Menurut Musfi, ada dua kategori utama kelompok pemilih: yakni pemilih rasional dan pemilih emosional. Di Indonesia, pemilih masih didominasi oleh pemilih emosional. Mereka memilih karena faktor kesukaan atau berbasis idola. Realitas pemilih ini juga menjadi indikator atas besarnya ketimpangan pendidikan di Indonesia.
Kualitas pendidikan, kata Musfi, berbanding lurus dengan bertambahnya pemilih rasional. Dengan mayoritas pemilih emosional, menandakan pendidikan masyarakat di daerah, belum cukup bagus untuk membuat masyarakat berpikir secara rasional.
“Saat ini pertarungan di Jawa Tengah didominasi oleh kampanye negatif dan kampanye hitam. Kedua tim paslon tidak berlomba tarung gagasan dan solusi, melainkan saling menjatuhkan,” ungkap Musfi.
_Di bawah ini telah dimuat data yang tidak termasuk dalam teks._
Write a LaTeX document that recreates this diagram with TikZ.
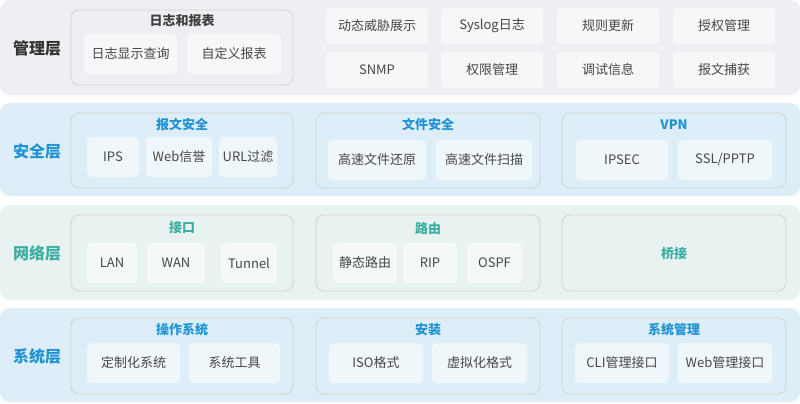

Sementara itu, Analis politik Indonesia Political Opinion (IPO), Dedi Kurnia Syah, melihat pilkada Jateng sangat ketat, sehingga kandidat tidak segan bertarung secara total. Hal ini ditandai dengan gelimang tokoh nasional yang turun gunung di Jateng. Paslon menyadari kekuatan mereka saja belum cukup untuk menang, sehingga tidak bisa turun tangan sendiri.
Dedi menilai, paslon harus lebih meyakinkan pemilih bahwa mereka layak karena kualitas. Sikap ini perlu terus diperjuangkan di tengah situasi pemilih yang dilematis. Pasalnya, masih banyak kelompok pemilih yang tidak peduli dengan gagasan paslon.
“Lebih banyak memilih karena aspek kepantasan, kesukaan, hingga popularitas,” kata Dedi kepada reporter Tirto, Senin.